Do this >> Transcribe only the part of the material below that begins at the line containing "Emit a LaTeX" and ends at the line containing "align=center] (ptbrtext) at", with both kept and images left out.

[Plotting code records]
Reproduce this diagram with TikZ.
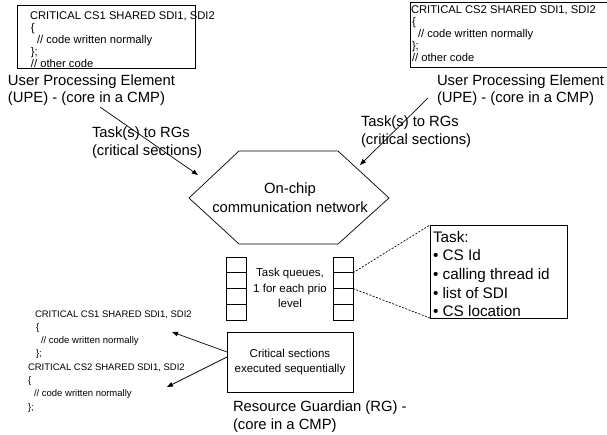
\documentclass[tikz,border=0pt]{standalone}
\usepackage{fontspec}
\setmainfont{Liberation Sans}
\usetikzlibrary{arrows.meta}
\begin{document}
\begin{tikzpicture}[x=1pt,y=-1pt,
  every node/.style={inner sep=0pt, outer sep=0pt},
  ln/.style={line width=0.7pt},
  codetxt/.style={font=\fontsize{11.2}{12}\selectfont, align=left, anchor=north west},
  codetxtb/.style={font=\fontsize{9.5}{13.3}\selectfont, align=left, anchor=north west},
  bigtxt/.style={font=\fontsize{14.8}{17.5}\selectfont, align=left, anchor=north west},
  midtxt/.style={font=\fontsize{11.5}{15.5}\selectfont, align=center},
  arr/.style={ln, -{Triangle[length=6pt,width=4.5pt]}},
  cell/.style={draw, ln, minimum width=20pt, minimum height=15.75pt, anchor=north west},
  sep/.style={line width=1.4pt},
  dashln/.style={ln, dash pattern=on 2pt off 1.5pt}
]
\clip (0,0) rectangle (607,435);

% ---------- user processing element, left ----------
\node[draw, ln, anchor=north west, minimum width=178pt, minimum height=63pt] (codeA) at (17,5) {};
\node[codetxt] (codeAtxt) at (30,11.8) {CRITICAL CS1 SHARED SDI1, SDI2\\
  \hspace*{1pt}\{\\
  \hspace*{7pt}// code written normally\\
  \hspace*{1pt}\};\\
  \hspace*{1pt}// other code};
\node[bigtxt] (upeA) at (8,74.5) {User Processing Element\\(UPE) - (core in a CMP)};

% ---------- user processing element, right ----------
\node[draw, ln, anchor=north west, minimum width=210pt, minimum height=65pt] (codeB) at (410,2) {};
\node[codetxt] (codeBtxt) at (411,5.8) {CRITICAL CS2 SHARED SDI1, SDI2\\
  \hspace*{1pt}\{\\
  \hspace*{7pt}// code written normally\\
  \hspace*{1pt}\};\\
  \hspace*{1pt}// other code};
\node[bigtxt] (upeB) at (437,74.5) {User Processing Element\\(UPE) - (core in a CMP)};

% ---------- task labels ----------
\node[bigtxt] (taskA) at (92,127) {Task(s) to RGs\\(critical sections)};
\node[bigtxt] (taskB) at (361,116) {Task(s) to RGs\\(critical sections)};

% ---------- on-chip network ----------
\coordinate (hL)  at (189,198);
\coordinate (hTL) at (239,151);
\coordinate (hTR) at (338,151);
\coordinate (hR)  at (389,198);
\coordinate (hBR) at (338,244);
\coordinate (hBL) at (239,244);
\draw[ln] (hL) -- (hTL) -- (hTR) -- (hR) -- (hBR) -- (hBL) -- cycle;
\node[font=\fontsize{14.8}{19}\selectfont, align=center] (net) at (290,198) {On-chip\\communication network};

% arrows into the network
\coordinate (aSrc) at (100,107);
\coordinate (aDst) at (198,175);
\coordinate (bSrc) at (428,98);
\coordinate (bDst) at (360,165);
\draw[arr] (aSrc) -- (aDst);
\draw[arr] (bSrc) -- (bDst);

% ---------- task queues ----------
\foreach \i in {0,1,2,3} {
  \node[cell] (qL\i) at (226,257+15.75*\i) {};
  \node[cell] (qR\i) at (333,257+15.75*\i) {};
}
\foreach \i in {0,1,2} {
  \draw[sep] (qL\i.south west) -- (qL\i.south east);
  \draw[sep] (qR\i.south west) -- (qR\i.south east);
}
\node[midtxt] (qtxt) at (290,288) {Task queues,\\1 for each prio\\level};

% ---------- task description ----------
\node[draw, ln, anchor=north west, minimum width=137pt, minimum height=93pt] (task) at (430,225) {};
\node[font=\fontsize{15.3}{18.7}\selectfont, align=left, anchor=north west] (tasktxt) at (433,231)
  {Task:\\\textbullet{} CS Id\\\textbullet{} calling thread id\\\textbullet{} list of SDI\\\textbullet{} CS location};
\draw[dashln] (qR0.south east) -- (task.north west);
\draw[dashln] (qR1.south east) -- (task.south west);

% ---------- resource guardian ----------
\node[draw, ln, anchor=north west, minimum width=126pt, minimum height=60pt] (crit) at (227,332) {};
\node[midtxt] (crittxt) at (290,362) {Critical sections\\executed sequentially};
\node[bigtxt] (rg) at (233,401) {Resource Guardian (RG) -\\(core in a CMP)};

% ---------- code executed by the guardian ----------
\node[codetxtb] (codeC) at (28,310.4) {\hspace*{7pt}CRITICAL CS1 SHARED SDI1, SDI2\\
  \hspace*{8pt}\{\\
  \hspace*{13pt}// code written normally\\
  \hspace*{8pt}\};\\
  CRITICAL CS2 SHARED SDI1, SDI2\\
  \{\\
  \hspace*{6pt}// code written normally\\
  \};};
\coordinate (cSrc) at (227,352);
\coordinate (cDst) at (172,332);
\coordinate (dSrc) at (227,357);
\coordinate (dDst) at (167,387);
\draw[arr] (cSrc) -- (cDst);
\draw[arr] (dSrc) -- (dDst);
\end{tikzpicture}
\end{document}
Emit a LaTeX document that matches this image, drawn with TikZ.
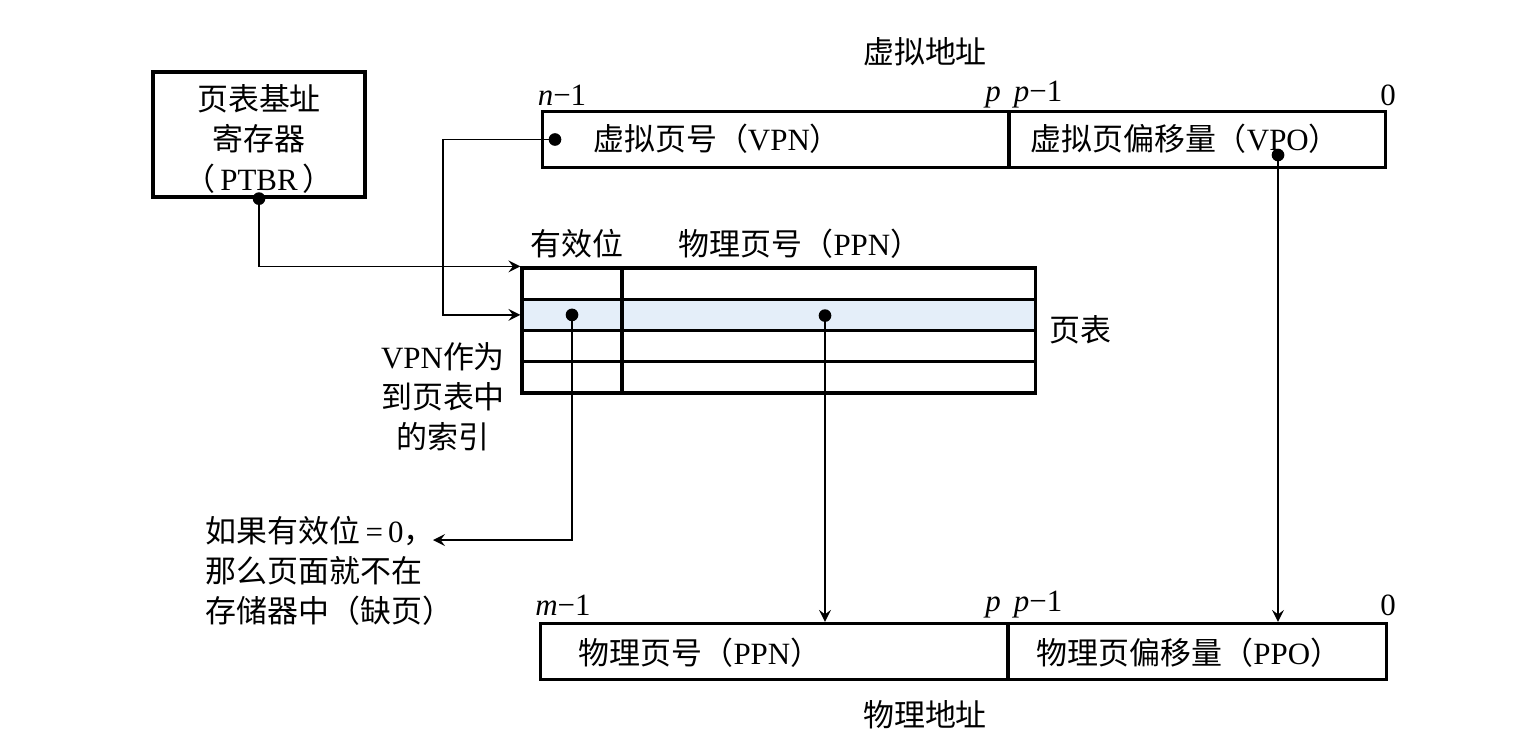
\documentclass[tikz,border=0pt]{standalone}
\usepackage{fontspec}
\setmainfont{Liberation Serif}
\newfontfamily\cjk{Noto Sans CJK SC}
\newcommand{\zh}[1]{{\cjk #1}}
\usetikzlibrary{positioning}
\definecolor{rowblue}{HTML}{E4EEF9}
\tikzset{
  field/.style={draw, line width=0.9pt, minimum height=0.56cm, inner sep=0pt},
  cell/.style={draw, line width=0.9pt, minimum height=0.3125cm, inner sep=0pt},
  lbl/.style={inner sep=0pt, font=\fontsize{8.8}{11.3}\selectfont},
  wire/.style={line width=0.5pt},
}
\begin{document}
\begin{tikzpicture}[x=0.01cm, y=-0.01cm, >=stealth]
\useasboundingbox (0,0) rectangle (1522,742);

% base register
\node[field, minimum width=2.12cm, minimum height=1.25cm] (ptbr) at (259,134.5) {};
\node[lbl, align=center] (ptbrtext) at (259,139) {\zh{页表基址}\\\zh{寄存器}\\\zh{（}\,PTBR\,\zh{）}};

% virtual address
\node[field, minimum width=4.66cm] (vpn) at (776,139.5) {};
\node[field, minimum width=3.76cm] (vpo) at (1197,139.5) {};
\node[lbl] (vaddr) at (925,52) {\zh{虚拟地址}};
\node[lbl] (vn) at (562,95) {\textit{n}−1};
\node[lbl] (vp) at (993,97) {\textit{p}};
\node[lbl] (vp1) at (1038,95) {\textit{p}−1};
\node[lbl] (v0) at (1388,95) {0};
\node[lbl] (vpntext) at (717,139) {\zh{虚拟页号（}VPN\zh{）}};
\node[lbl] (vpotext) at (1185,139) {\zh{虚拟页偏移量（}VPO\zh{）}};

% page table
\fill[rowblue] (522,299.25) rectangle (1035,330.5);
\foreach \r in {1,...,4}{
  \node[cell, minimum width=1cm] (v\r) at (572,{268+31.25*(\r-0.5)}) {};
  \node[cell, minimum width=4.13cm] (pp\r) at (828.5,{268+31.25*(\r-0.5)}) {};
}
\node[lbl] (valid) at (577,244) {\zh{有效位}};
\node[lbl] (ppnhead) at (800,244) {\zh{物理页号（}PPN\zh{）}};
\node[lbl] (ptlabel) at (1080,330) {\zh{页表}};
\node[lbl, align=center] (idx) at (443,397) {VPN\zh{作为}\\\zh{到页表中}\\\zh{的索引}};
\node[lbl, align=left, anchor=west] (fault) at (205,571) {\zh{如果有效位}\,=\,0\zh{，}\\\zh{那么页面就不在}\\\zh{存储器中（缺页）}};

% physical address
\node[field, minimum width=4.67cm] (ppn) at (774.5,651.5) {};
\node[field, minimum width=3.78cm] (ppo) at (1197,651.5) {};
\node[lbl] (pm) at (563,605) {\textit{m}−1};
\node[lbl] (pp) at (993,607) {\textit{p}};
\node[lbl] (pp1) at (1038,605) {\textit{p}−1};
\node[lbl] (p0) at (1388,605) {0};
\node[lbl] (ppntext) at (700,653) {\zh{物理页号（}PPN\zh{）}};
\node[lbl] (ppotext) at (1189,653) {\zh{物理页偏移量（}PPO\zh{）}};
\node[lbl] (paddr) at (925,715) {\zh{物理地址}};

% dots and wires
\coordinate (vpndot) at (555,139.5);
\coordinate (vpodot) at (1278,155);
\coordinate (pdot) at (825,315.6);
\coordinate (faultend) at (433,540);
\foreach \d in {ptbr.south, vpndot, vpodot, v2.center, pdot}
  \fill (\d) circle (1.8pt);
\draw[wire,->] (ptbr.south) |- (v1.north west);
\draw[wire,->] (vpndot) -- ++(-112,0) |- (v2.west);
\draw[wire,->] (v2.center) |- (faultend);
\draw[wire,->] (pdot) -- (pdot |- ppn.north);
\draw[wire,->] (vpodot) -- (vpodot |- ppo.north);
\end{tikzpicture}
\end{document}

Response below >>
Emit a LaTeX document that matches this image, drawn with TikZ.
\documentclass[tikz,border=0pt]{standalone}
\usepackage{fontspec}
\setmainfont{Liberation Serif}
\newfontfamily\cjk{Noto Sans CJK SC}
\newcommand{\zh}[1]{{\cjk #1}}
\usetikzlibrary{positioning}
\definecolor{rowblue}{HTML}{E4EEF9}
\tikzset{
  field/.style={draw, line width=0.9pt, minimum height=0.56cm, inner sep=0pt},
  cell/.style={draw, line width=0.9pt, minimum height=0.3125cm, inner sep=0pt},
  lbl/.style={inner sep=0pt, font=\fontsize{8.8}{11.3}\selectfont},
  wire/.style={line width=0.5pt},
}
\begin{document}
\begin{tikzpicture}[x=0.01cm, y=-0.01cm, >=stealth]
\useasboundingbox (0,0) rectangle (1522,742);

% base register
\node[field, minimum width=2.12cm, minimum height=1.25cm] (ptbr) at (259,134.5) {};
\node[lbl, align=center] (ptbrtext) at (259,139) {\zh{页表基址}\\\zh{寄存器}\\\zh{（}\,PTBR\,\zh{）}};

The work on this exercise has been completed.